By Adrian Swinscoe, Director, RARE Business

In the previous article, I wrote about developing an open book style of leadership and the impact it can have on growth and performance.

On the back of that I did some research and found that the number one reason that people leave their job is that they don’t like their boss. I believe this is true and is a huge cost to business in terms of recruitment, training and induction costs. However, it does not capture the cost or impact of those people who are still in their jobs but are not getting what they need from their managers and leaders are thus 'disengaged'. Read: going through the motions.

The cost of this to the UK economy was estimated in a report commissioned by the Department for Business, Innovation and Skills entitled Engaging for Success. The report finds that engagement can be good for a company’s performance and cites a poll from Gallup that estimates that in 2008 the cost of ‘disengagement’ to the UK economy, in the form of absenteeism, sick days and lack of productivity was between £59billion and £65billion. That’s huge!

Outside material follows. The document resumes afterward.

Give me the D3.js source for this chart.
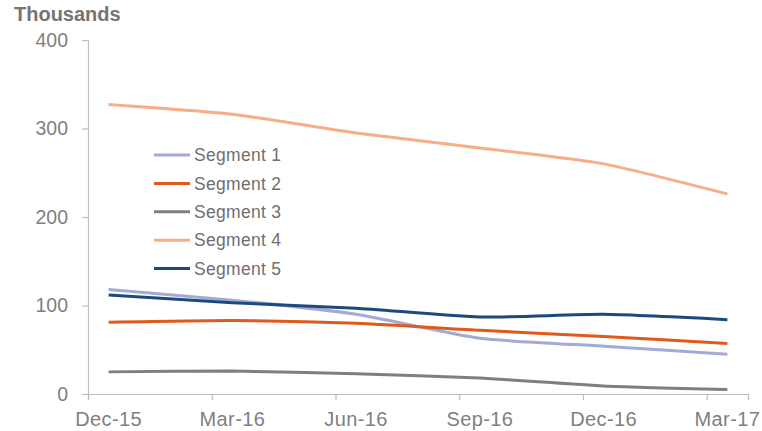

One of the most powerful statements in the report comes from Professor John Oliver of the Northern Leadership Alliance who says:

“Ninety Nine percent of failure to engage staff is due to management behaviour”

To me, one of the things that implies is that there is too much emphasis on ‘managing’ and not enough on leading and engaging with team members, colleagues, customers etc. Much of this, I believe, is that many people in management positions do not have a good enough grasp of what it means to lead and engage as most of the training that have had focuses on managing rather than leading. Warren Bennis in his classic book On Becoming a Leader suggests there are 12 specific reasons why leaders are different to managers:

1. The manager administers, the leader innovates

2. The manager copies, the leader is an original

3. The manager maintains, the leader develops

4. The manager focuses on systems and structure, the leader focuses on people.

5. The manager relies on control, the leader inspires trust

6. The manager has a short range view, the leader has a long range perspective

7. The manager asks how and when, the leader asks what and why

8. The manager has eyes always on the bottom line, the leader’s eyes are on the

9. The manager imitates, the leader originates

10. The manager accepts the status quo, the leader challenges it

11. The manager is the classic good soldier, leaders are their own people

12. The manager does things right, the leader does the right thing

I am not suggesting that all managers should switch all of their focus from the behaviours on the left to those on the right in the 12 reasons above but an increased awareness of where managers can develop their leadership and engagement could have huge performance gains for all businesses.

Go through the 12 reasons and ask yourself this: What balance do you have in your role between managing and leading? Then, I would suggest, ask your team and the people around you to give you their view. What do you think?